La clientelle d’un journal en France lui donne de l’influence, du pouvoir ; la clientelle d’un journal en Angleterre lui procure des annonces, c’est-à-dire de l’argent. Les annonces couvrent ordinairement les frais d’impression et de rédaction ; c’est la vente des numéros qui fait le bénéfice de l’entreprise. Le Times reçoit pour 100,000 liv. sterl. d’annonces ou d’avertissemens par année (2,500,000 fr.) ; le Morning-Herald, la plus vieille machine de cette presse, en compte à peu près la moitié, tandis que le Morning-Chronicle et le Standard, feuilles de meilleure compagnie dans des opinions opposées, ne retirent pas de cette branche de revenu un bénéfice proportionné à leur influence politique. Ainsi, plus la rédaction d’un journal s’élève, moins l’entreprise s’enrichit.

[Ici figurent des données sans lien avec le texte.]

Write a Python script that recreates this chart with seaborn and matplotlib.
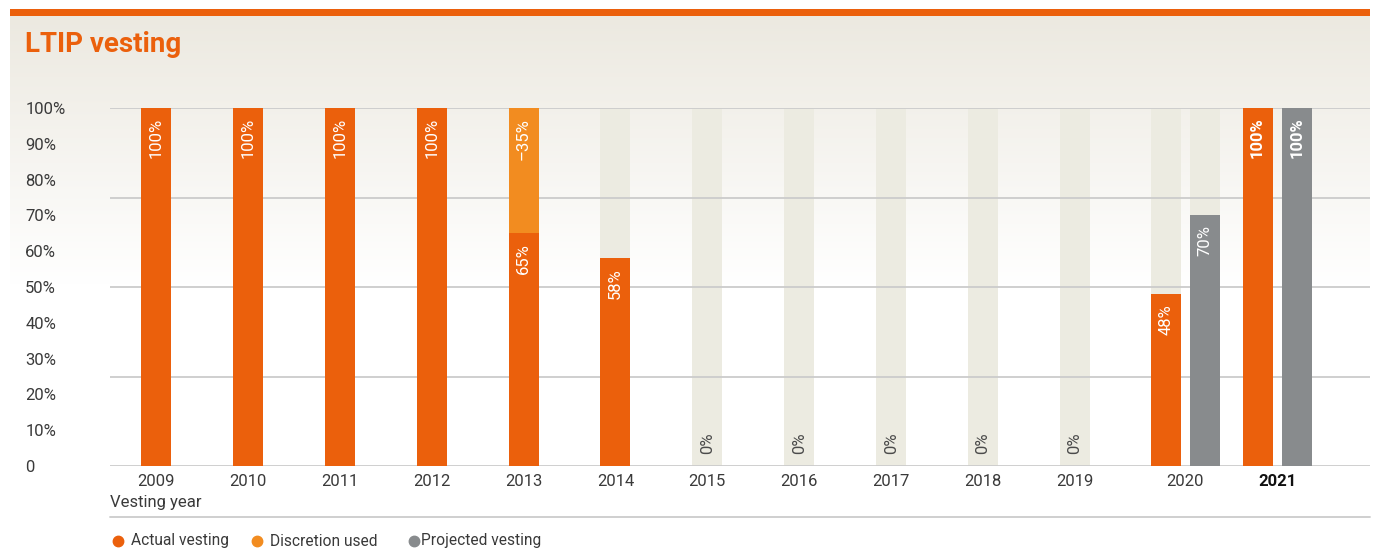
import numpy as np
import pandas as pd
import matplotlib
matplotlib.use("Agg")
import matplotlib.pyplot as plt
from matplotlib.patches import Rectangle
from matplotlib.lines import Line2D
import seaborn as sns

# ---- data -------------------------------------------------------------
years = ["2009", "2010", "2011", "2012", "2013", "2014", "2015",
         "2016", "2017", "2018", "2019", "2020", "2021"]
actual_vesting = [100, 100, 100, 100, 65, 58, 0, 0, 0, 0, 0, 48, 100]
discretion_used = [0, 0, 0, 0, 35, 0, 0, 0, 0, 0, 0, 0, 0]
projected_years = ["2020", "2021"]
projected_vesting = [70, 100]
y_ticks = [0, 10, 20, 30, 40, 50, 60, 70, 80, 90, 100]
y_tick_labels = ["0", "10%", "20%", "30%", "40%", "50%",
                 "60%", "70%", "80%", "90%", "100%"]
highlight_year = "2021"

# ---- style ------------------------------------------------------------
ORANGE = "#eb600c"
LIGHT_ORANGE = "#f28c20"
GREY = "#888b8d"
BEIGE = "#ecebe1"
GRID = "#cbcbcb"
TEXT = "#3a3a3a"

sns.set_theme(style="white")
plt.rcParams["font.family"] = ["Roboto", "DejaVu Sans"]

BAR_W = 0.326      # bar width in slot units
PAIR_SHIFT = 0.20  # extra room for years that carry two bars
PAIR_HALF = 0.213  # half distance between paired bars

# slot position of each year; paired years sit a little further right
slot = {y: i + (PAIR_SHIFT if y in projected_years else 0.0)
        for i, y in enumerate(years)}
actual_pos = [slot[y] - (PAIR_HALF if y in projected_years else 0.0)
              for y in years]
proj_pos = [slot[y] + PAIR_HALF for y in projected_years]

df_actual = pd.DataFrame({"year": years, "pos": actual_pos,
                          "actual": actual_vesting,
                          "discretion": discretion_used})
df_actual["total"] = df_actual["actual"] + df_actual["discretion"]
df_proj = pd.DataFrame({"year": projected_years, "pos": proj_pos,
                        "projected": projected_vesting})

fig = plt.figure(figsize=(13.73, 5.49), dpi=100)
W, H = 1373, 549

# ---- panel background -------------------------------------------------
bg = fig.add_axes([0, 0, 1, 1], zorder=-5)
bg.set_xlim(0, W)
bg.set_ylim(0, H)
bg.axis("off")
top_rgb = np.array(matplotlib.colors.to_rgb("#ece9e0"))
n = 256
t = np.linspace(0, 1, n)[:, None]            # 0 = bottom (white), 1 = top
grad = (1 - t) * np.ones(3) + t * top_rgb
grad = np.clip(grad, 0, 1)[:, None, :]
bg.imshow(grad, origin="lower", aspect="auto",
          extent=[10, 1370, H - 285, H - 16], interpolation="bilinear")
bg.add_patch(Rectangle((10, H - 16), 1360, 7, color=ORANGE, lw=0))

fig.text(25 / W, 1 - 52 / H, "LTIP vesting", color=ORANGE,
         fontsize=20, fontweight="bold", ha="left", va="baseline")

# ---- main axes --------------------------------------------------------
ax = fig.add_axes([110 / W, 1 - 466 / H, 1260 / W, 358 / H])
ax.set_facecolor("none")


def draw_bars(xs, hs, color, z):
    xs = np.asarray(xs, dtype=float)
    uniq = np.unique(xs)
    native = np.min(np.diff(uniq)) if len(uniq) > 1 else 1.0
    sns.barplot(x=xs, y=list(hs), native_scale=True, width=BAR_W / native,
                color=color, saturation=1, errorbar=None, ax=ax,
                zorder=z, linewidth=0)


# light backdrop for bars that stay below 100%
back_a = df_actual[df_actual["total"] < 100]
back_p = df_proj[df_proj["projected"] < 100]
back_x = list(back_a["pos"]) + list(back_p["pos"])
draw_bars(back_x, [100] * len(back_x), BEIGE, 0.5)

# discretion stacked on top of actual vesting
disc = df_actual[df_actual["discretion"] > 0]
draw_bars(disc["pos"], disc["total"], LIGHT_ORANGE, 2)
draw_bars(df_actual["pos"], df_actual["actual"], ORANGE, 3)
draw_bars(df_proj["pos"], df_proj["projected"], GREY, 3)

for v in [0, 25, 50, 75, 100]:
    ax.axhline(v, color=GRID, lw=1.3, zorder=1)

ax.set_xlim(-0.5, (1370 - 156) / 91.9)
ax.set_ylim(0, 100)
for s in ax.spines.values():
    s.set_visible(False)
ax.set_xlabel("")
ax.set_ylabel("")


def bar_label(x, v, text, weight="normal"):
    if v > 0:
        ax.annotate(text, xy=(x, v), xytext=(0, -7), textcoords="offset points",
                    rotation=90, ha="center", va="top", fontsize=12,
                    color="white", fontweight=weight, zorder=5)
    else:
        ax.annotate(text, xy=(x, 0), xytext=(0, 9), textcoords="offset points",
                    rotation=90, ha="center", va="bottom", fontsize=12,
                    color="#4a4a4a", fontweight="normal", zorder=5)


for _, r in df_actual.iterrows():
    w = "bold" if r["year"] == highlight_year else "normal"
    bar_label(r["pos"], r["actual"], f"{int(r['actual'])}%", weight=w)
    if r["discretion"] > 0:
        bar_label(r["pos"], r["total"], f"\u2013{int(r['discretion'])}%")
for _, r in df_proj.iterrows():
    w = "bold" if r["year"] == highlight_year else "normal"
    bar_label(r["pos"], r["projected"], f"{int(r['projected'])}%", weight=w)

# ticks
ax.set_xticks([slot[y] for y in years])
ax.set_xticklabels(years)
ax.tick_params(axis="x", length=0, pad=6, labelsize=12, labelcolor=TEXT)
for lbl in ax.get_xticklabels():
    if lbl.get_text() == highlight_year:
        lbl.set_fontweight("bold")
        lbl.set_color("#111111")
ax.set_yticks(y_ticks)
ax.set_yticklabels(y_tick_labels)
ax.tick_params(axis="y", length=0, pad=61, labelsize=12, labelcolor=TEXT)
for lbl in ax.get_yticklabels():
    lbl.set_ha("left")
    lbl.set_va("center_baseline")

fig.text(110 / W, 1 - 502 / H, "Vesting year", fontsize=12, color=TEXT,
         ha="left", va="center")
fig.add_artist(Line2D([110 / W, 1370 / W], [1 - 517 / H, 1 - 517 / H],
                      transform=fig.transFigure, color=GRID, lw=1.3))

# legend
legend_items = [("Actual vesting", ORANGE, 118, 131),
                ("Discretion used", LIGHT_ORANGE, 257, 270),
                ("Projected vesting", GREY, 414, 421)]
ly = 1 - 541 / H
for label, col, mx, tx in legend_items:
    fig.add_artist(Line2D([mx / W], [ly], transform=fig.transFigure,
                          marker="o", markersize=7.5, color=col, lw=0))
    fig.text(tx / W, ly, label, fontsize=11.2, color=TEXT,
             ha="left", va="center")

fig.savefig("out.png", dpi=100)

Le droit sur les annonces, qui était dans le principe de 3 shillingpence par article (4 fr. 40 c.), fut réduit, en 1833, à un shilling et demi. Par suite de la réduction, le revenu sur cet impôt diminua de plus de 2,000,000 de fr. ; le nombre des annonces insérées dans les papiers publics s’accrut très faiblement, et à peine dans la proportion d’un sixième pour les journaux solidement établis. Le prix des avertissemens demeurait encore trop au-dessus des facultés du petit commerce et des petites industries.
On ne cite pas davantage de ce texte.